In connection with the Offering of the Bonds and the Concurrent Equity Offering, the Managers and any of their affiliates may take up a portion of the Bonds in the Offering and/or may acquire Ordinary Shares as a principal position and in that capacity may retain, purchase, sell, offer to sell for their own accounts such Bonds, Ordinary Shares and other securities of the Issuer or its group or related investments in connection with the Offering, the Concurrent Equity Offering or otherwise.
In addition the Managers and any of their affiliates may enter into financing arrangements (including swaps, warrants or contracts for differences ) with investors in connection with which the Managers and any of their affiliates may from time to time acquire, hold or dispose of Bonds, Ordinary Shares and/or other securities or derivate positions in such securities.
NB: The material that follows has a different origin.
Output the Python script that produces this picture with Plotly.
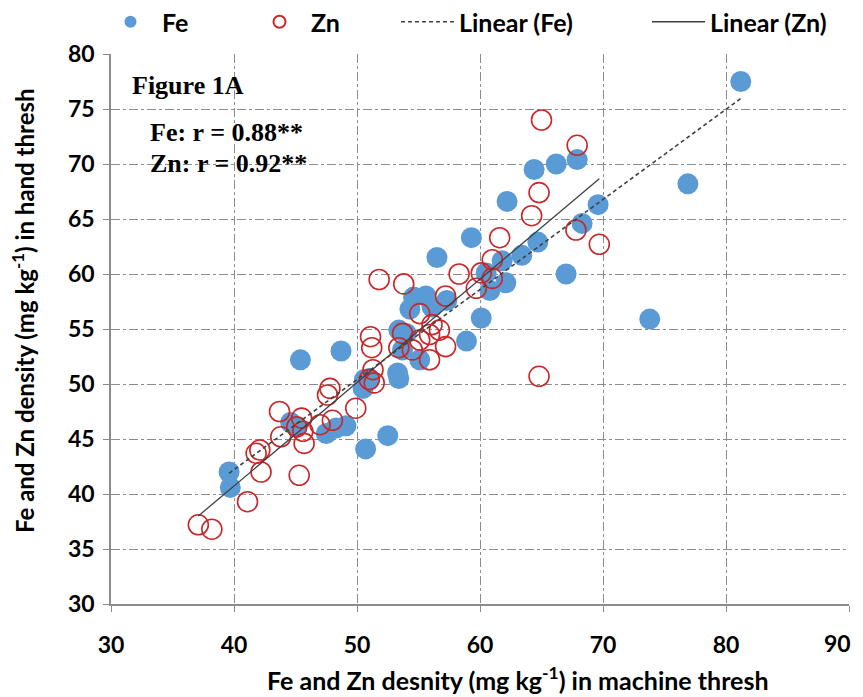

The Managers and their affiliates do not intend to disclose the extent of any such investment or transactions otherwise than in accordance with any legal or regulatory obligations to do so.
None of the Managers or any of their respective directors, officers, employees, affiliates, advisers or agents accepts any responsibility or liability whatsoever for or makes any representation or warranty, express or implied, as to the truth, accuracy or completeness of the information in this announcement (or whether any information has been omitted from the announcement) or any other information relating to the Issuer, its subsidiaries or associated companies, whether written, oral or in a visual or electronic form, and howsoever transmitted or made available or for any loss howsoever arising from any use of this announcement or its contents or otherwise arising in connection therewith.
The date of admission of the Bonds to the Vienna MTF may be influenced by things such as market conditions. There is no guarantee that admission will occur and you should not base your financial decisions on the Issuer’s intentions in relation to admission. Acquiring investments to which this announcement relates may expose an investor to a significant risk of losing all of the amount invested. Persons considering making such investments should consult an authorised person specialising in advising on such investments. This announcement does not constitute a recommendation concerning the Offering, the Concurrent Equity Offering, the Bonds, the Ordinary Shares or any other securities or any derivative transaction in respect thereof. The value of the Bonds and the Ordinary Shares can decrease as well as increase. Potential investors should consult a professional adviser as to the suitability of the Bonds and the Ordinary Shares for the person concerned.